"Social Status and the demand for security and privacy" (CRCS Lunch Seminar)

Presentation Date: 

Monday, April 18, 2011

CRCS Lunch Seminar

Date: Monday, April 18, 2011
Speaker: Jens Grossklags, Pennsylvania State University, College of Information Sciences and Technology
Title: Social Status and the demand for security and privacy

Abstract:  The majority of the stakeholders of the political process argue for consistently increased funding for defense, anti-terrorism activities and domestic security. However, it is far from obvious whether these concerns for superior security activities are shared by the majority of citizens. Specifically, we argue that individuals belonging to different social status categories perceive the need for security and the sometimes associated privacy tradeoff in substantially different ways.

The method of investigation used is experimental, with 146 subjects interacting in high- or low-status assignments and the subsequent change in the demand for security and privacy being related to status assignment with a significant t-statistic up to 2.9, depending on the specification. We find that a high-status assignment strongly increases the demand for security. This effect is observable for two predefined sub-dimensions of security (i.e., personal and societal concerns) as well as for the composite measure. We find only weak support for an increase in the demand for privacy with a low-status manipulation.

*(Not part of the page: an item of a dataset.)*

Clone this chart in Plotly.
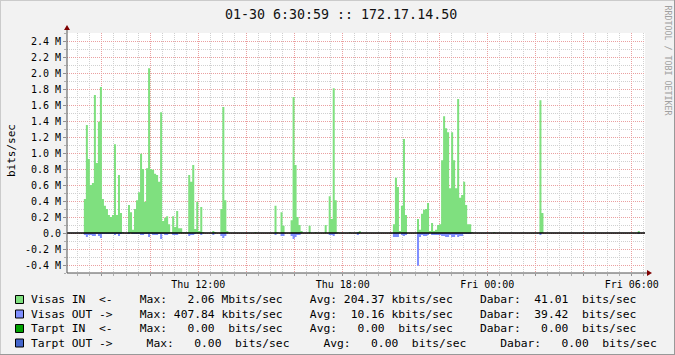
import pandas as pd
import plotly.graph_objects as go

# ---------------- data (Mbits/sec, 5-minute steps) ----------------
TITLE = "01-30 6:30:59 :: 172.17.14.50"
START = "2009-01-29 06:35"          # first 5-min interval (Thu)
STEP = "5min"
X_RANGE = ["2009-01-29 06:33", "2009-01-30 06:33"]

IN_MBPS = [
    0, 0, 0, 0, 0, 0, 0, 0, 0.425, 1.35, 0.925, 0.6,
    0.625, 1.725, 0.875, 1.39, 1.825, 0.425, 0.34, 0.3, 0.225, 0.2, 0.225, 1.11,
    0.225, 0.725, 0.25, 0.01, 0, 0, 0.35, 0.26, 0.04, 0.3, 0.41, 0.51,
    0.99, 0.8, 0.39, 0.81, 2.06, 0.8, 0.79, 0.74, 0.725, 0.64, 1.51, 0.15,
    0.19, 0.21, 0.11, 0.01, 0.21, 0.075, 0.275, 0.06, 0.06, 0.01, 0.01, 0.01,
    0.725, 0.64, 0.85, 0.05, 0.39, 0.025, 0.325, 0.01, 0, 0, 0, 0,
    0.025, 0.01, 0, 0, 0.3, 1.575, 0.41, 0.025, 0, 0, 0, 0,
    0, 0, 0, 0, 0, 0, 0, 0, 0, 0.01, 0, 0,
    0, 0, 0, 0, 0, 0, 0, 0.34, 0.01, 0, 0.26, 0.09,
    0, 0, 0, 0.16, 1.7, 0.85, 0.2, 0.1, 0.025, 0, 0, 0,
    0.09, 0, 0, 0.01, 0, 0, 0, 0, 0.1, 0, 0.46, 0.175,
    1.81, 0.41, 0.01, 0, 0, 0, 0, 0, 0.01, 0, 0, 0,
    0.01, 0.025, 0, 0, 0, 0, 0, 0, 0, 0, 0, 0,
    0, 0, 0, 0, 0, 0, 0.11, 0.69, 0.575, 0.025, 0.34, 1.175,
    0.225, 0, 0, 0, 0, 0, 0.175, 0.04, 0.24, 0.29, 0.3, 0.375,
    0.025, 0.125, 0.025, 0.04, 0.1, 0.11, 0.91, 1.46, 1.31, 1.26, 0.56, 1.26,
    0.91, 0.56, 1.675, 0.44, 0.475, 0.64, 0.35, 0.11, 0.11, 0.01, 0, 0,
    0, 0, 0, 0, 0, 0, 0, 0, 0.01, 0, 0, 0,
    0, 0, 0, 0, 0, 0, 0, 0, 0, 0, 0, 0,
    0, 0, 0, 0, 0, 0, 0, 1.66, 0.25, 0, 0, 0,
    0, 0, 0, 0, 0, 0, 0, 0, 0, 0, 0, 0,
    0, 0, 0, 0, 0, 0, 0, 0, 0, 0, 0, 0,
    0, 0, 0, 0, 0, 0, 0, 0, 0, 0, 0, 0,
    0, 0, 0, 0, 0, 0, 0, 0, 0.025, 0, 0, 0,
]

OUT_MBPS = [
    0, 0, 0, 0, 0, 0, 0, 0, 0.025, 0.05, 0.025, 0.025,
    0.0375, 0.0375, 0.0125, 0.0375, 0.0625, 0.0125, 0.0125, 0.0125, 0.0125, 0.0125, 0.0125, 0.025,
    0.0125, 0.0375, 0.0125, 0, 0, 0, 0.0125, 0, 0.0125, 0.0125, 0.0125, 0.0125,
    0.025, 0.025, 0.0125, 0.0125, 0.05, 0.0125, 0.025, 0.025, 0.025, 0.0125, 0.075, 0.0125,
    0.025, 0.025, 0.0125, 0, 0.025, 0.025, 0.025, 0, 0, 0, 0, 0,
    0.0375, 0.025, 0.025, 0.0125, 0, 0, 0.025, 0, 0, 0, 0, 0,
    0.025, 0, 0, 0, 0.0375, 0.0625, 0.0375, 0, 0, 0, 0, 0,
    0, 0, 0, 0, 0, 0, 0, 0, 0, 0, 0, 0,
    0, 0, 0, 0, 0, 0, 0, 0.025, 0, 0, 0.0375, 0.0375,
    0, 0, 0, 0.0375, 0.075, 0.05, 0.025, 0.025, 0, 0, 0, 0,
    0, 0, 0, 0, 0, 0, 0, 0, 0, 0, 0.025, 0.025,
    0.0375, 0.0125, 0, 0, 0, 0, 0, 0, 0, 0, 0, 0,
    0.025, 0, 0, 0, 0, 0, 0, 0, 0, 0, 0, 0,
    0, 0, 0, 0, 0, 0, 0.05, 0.05, 0.05, 0, 0.025, 0.0375,
    0.025, 0, 0, 0, 0, 0, 0.408, 0.05, 0.025, 0.0375, 0.0375, 0.025,
    0, 0.025, 0.025, 0.025, 0.025, 0.025, 0.0375, 0.0375, 0.05, 0.05, 0.025, 0.05,
    0.05, 0.025, 0.05, 0.0375, 0.0375, 0.0125, 0.0125, 0.0125, 0.0125, 0, 0, 0,
    0, 0, 0, 0, 0, 0, 0, 0, 0, 0, 0, 0,
    0, 0, 0, 0, 0, 0, 0, 0, 0, 0, 0, 0,
    0, 0, 0, 0, 0, 0, 0, 0.025, 0, 0, 0, 0,
    0, 0, 0, 0, 0, 0, 0, 0, 0, 0, 0, 0,
    0, 0, 0, 0, 0, 0, 0, 0, 0, 0, 0, 0,
    0, 0, 0, 0, 0, 0, 0, 0, 0, 0, 0, 0,
    0, 0, 0, 0, 0, 0, 0, 0, 0.0125, 0, 0, 0,
]

Y_TICKS = [-0.4, -0.2, 0.0, 0.2, 0.4, 0.6, 0.8, 1.0, 1.2, 1.4, 1.6, 1.8, 2.0, 2.2, 2.4]
Y_TICK_LABELS = ["-0.4 M", "-0.2 M", "0.0", "0.2 M", "0.4 M", "0.6 M", "0.8 M", "1.0 M",
                 "1.2 M", "1.4 M", "1.6 M", "1.8 M", "2.0 M", "2.2 M", "2.4 M"]
Y_MINOR = [-0.5, -0.3, -0.1, 0.1, 0.3, 0.5, 0.7, 0.9, 1.1, 1.3, 1.5, 1.7, 1.9, 2.1, 2.3, 2.5]

LEGEND_ROWS = [
    "Visas IN  <-    Max:   2.06 Mbits/sec    Avg: 204.37 kbits/sec    Dabar:  41.01  bits/sec",
    "Visas OUT ->    Max: 407.84 kbits/sec    Avg:  10.16 kbits/sec    Dabar:  39.42  bits/sec",
    "Tarpt IN  <-    Max:   0.00  bits/sec    Avg:   0.00  bits/sec    Dabar:   0.00  bits/sec",
    "Tarpt OUT ->     Max:   0.00  bits/sec     Avg:   0.00  bits/sec     Dabar:   0.00  bits/sec",
]
LEGEND_COLORS = ["#7FE07F", "#7F8FFF", "#00A000", "#4466CC"]

# ---------------- geometry ----------------
W, H = 675, 355
L, R, T, B = 67, 30, 33, 82
PW, PH = W - L - R, H - T - B
MONO = "DejaVu Sans Mono"


def px(x):
    return (x - L) / PW


def py(y):
    return (H - B - y) / PH


times = pd.date_range(START, periods=len(IN_MBPS) + 1, freq=STEP)
in_y = list(IN_MBPS) + [IN_MBPS[-1]]
out_y = [-v for v in OUT_MBPS] + [-OUT_MBPS[-1]]

fig = go.Figure()
fig.add_trace(go.Scatter(x=times, y=in_y, mode="lines", line=dict(width=0, shape="hv"),
                         fill="tozeroy", fillcolor=LEGEND_COLORS[0], hoverinfo="skip"))
fig.add_trace(go.Scatter(x=times, y=out_y, mode="lines", line=dict(width=0, shape="hv"),
                         fill="tozeroy", fillcolor=LEGEND_COLORS[1], hoverinfo="skip"))

major_x = pd.date_range("2009-01-29 08:00", "2009-01-30 06:00", freq="2h")
major_txt = [t.strftime("%a %H:%M") if t.hour % 6 == 0 else "" for t in major_x]
minor_x = [t for t in pd.date_range("2009-01-29 07:00", "2009-01-30 06:30", freq="30min")
           if not (t.minute == 0 and t.hour % 2 == 0)]

MGRID = "#EAA0A0"
GRID = "#D0D0D0"

fig.update_xaxes(
    type="date", range=X_RANGE, tickmode="array", tickvals=major_x, ticktext=major_txt,
    showgrid=True, gridcolor=MGRID, griddash="1px,1px", gridwidth=1,
    ticks="outside", ticklen=2, tickcolor="#909090",
    tickfont=dict(family=MONO, size=10, color="black"),
    showline=False, zeroline=False, fixedrange=True,
    minor=dict(tickmode="array", tickvals=minor_x, showgrid=True,
               gridcolor=GRID, griddash="1px,1px", ticks="outside", ticklen=2,
               tickcolor="#B0B0B0"),
)
fig.update_yaxes(
    range=[-0.5, 2.5], tickmode="array", tickvals=Y_TICKS, ticktext=Y_TICK_LABELS,
    showgrid=True, gridcolor=MGRID, griddash="1px,1px", gridwidth=1,
    ticks="outside", ticklen=3, tickcolor="#909090",
    tickfont=dict(family=MONO, size=10, color="black"),
    showline=False, zeroline=False, fixedrange=True,
    minor=dict(tickmode="array", tickvals=Y_MINOR, showgrid=True, gridcolor=GRID,
               griddash="1px,1px", ticks="outside", ticklen=2, tickcolor="#B0B0B0"),
)

shapes = []
# frame bevel
shapes.append(dict(type="line", xref="paper", yref="paper", x0=px(0), x1=px(W), y0=py(0.5), y1=py(0.5),
                   line=dict(color="#CBCBCB", width=1)))
shapes.append(dict(type="line", xref="paper", yref="paper", x0=px(0.5), x1=px(0.5), y0=py(0), y1=py(H),
                   line=dict(color="#CBCBCB", width=1)))
shapes.append(dict(type="line", xref="paper", yref="paper", x0=px(0), x1=px(W), y0=py(H - 0.5), y1=py(H - 0.5),
                   line=dict(color="#999999", width=1)))
shapes.append(dict(type="line", xref="paper", yref="paper", x0=px(W - 0.5), x1=px(W - 0.5), y0=py(0), y1=py(H),
                   line=dict(color="#999999", width=1)))
# zero rule
shapes.append(dict(type="line", xref="paper", yref="y", x0=0, x1=1, y0=0, y1=0,
                   line=dict(color="black", width=1.5), layer="above"))
# axes
shapes.append(dict(type="line", xref="paper", yref="paper", x0=0, x1=px(648), y0=0, y1=0,
                   line=dict(color="#505050", width=1), layer="above"))
shapes.append(dict(type="line", xref="paper", yref="paper", x0=0, x1=0, y0=0, y1=py(30),
                   line=dict(color="#505050", width=1), layer="above"))
# arrows
shapes.append(dict(type="path", xref="paper", yref="paper",
                   path=f"M {px(652)},{py(273)} L {px(647)},{py(270)} L {px(647)},{py(276)} Z",
                   fillcolor="#7F0000", line=dict(width=0), layer="above"))
shapes.append(dict(type="path", xref="paper", yref="paper",
                   path=f"M {px(67)},{py(25)} L {px(64)},{py(30)} L {px(70)},{py(30)} Z",
                   fillcolor="#7F0000", line=dict(width=0), layer="above"))

annotations = []
row_y = [299.5, 314, 328.5, 343]
for txt, col, yy in zip(LEGEND_ROWS, LEGEND_COLORS, row_y):
    shapes.append(dict(type="rect", xref="paper", yref="paper",
                       x0=px(15.5), x1=px(23.5), y0=py(yy - 4), y1=py(yy + 4),
                       fillcolor=col, line=dict(color="black", width=1)))
    annotations.append(dict(xref="paper", yref="paper", x=px(29), y=py(yy), xanchor="left",
                            yanchor="middle", showarrow=False, text=txt.replace(" ", "\u00a0"),
                            font=dict(family=MONO, size=11.3, color="black")))

annotations.append(dict(xref="paper", yref="paper", x=px(341), y=py(14), xanchor="center",
                        yanchor="middle", showarrow=False, text=TITLE,
                        font=dict(family=MONO, size=13.3, color="#111111")))
annotations.append(dict(xref="paper", yref="paper", x=px(11), y=py(151), xanchor="center",
                        yanchor="middle", showarrow=False, text="bits/sec", textangle=-90,
                        font=dict(family=MONO, size=11, color="black")))
annotations.append(dict(xref="paper", yref="paper", x=px(667.5), y=py(60), xanchor="center",
                        yanchor="middle", showarrow=False, text="RRDTOOL / TOBI OETIKER",
                        textangle=90, font=dict(family=MONO, size=8.3, color="#A0A0A0")))

fig.update_layout(
    width=W, height=H, margin=dict(l=L, r=R, t=T, b=B, pad=0),
    paper_bgcolor="#F2F2F2", plot_bgcolor="#FFFFFF",
    showlegend=False, shapes=shapes, annotations=annotations,
    font=dict(family=MONO, size=10, color="black"),
)

fig.write_html("out.html", config={"displayModeBar": False})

Hence high status decision-makers, including the political elite, will be inclined to over-spend on security measures relative to the demand of the populace.

Joint work with Nigel Barradale, Copenhagen Business School, Department of Finance.

Bio:  Dr. Grossklags is an Assistant Professor at the College of Information Sciences and Technology at the Pennsylvania State University. He is affiliated with the Security and Risk Analysis program, as well as the Social and Economic Sciences and Human-Computer Interaction research groups.

Previously, he served as a Postdoctoral Research Associate at the Center for Information Technology Policy, and as a Lecturer of Computer Science at Princeton University. In 2009, he completed his doctoral dissertation at UC Berkeley’s School of Information advised by Professors John Chuang, Teck-Hua Ho, Deirdre Mulligan and Hal Varian. While at UC Berkeley, he also obtained master’s degrees in Computer Science, and Information Management and Systems.

He is studying information privacy, security, and networked interactions from a theoretical and practical perspective. Specifically, Dr. Grossklags is motivated to contribute to a better understanding of the current and future marketplace for personal and corporate information, and improved designs of the underlying evolving security infrastructure. His academic work is very cross-disciplinary and utilizes analytic, empirical and experimental methodologies.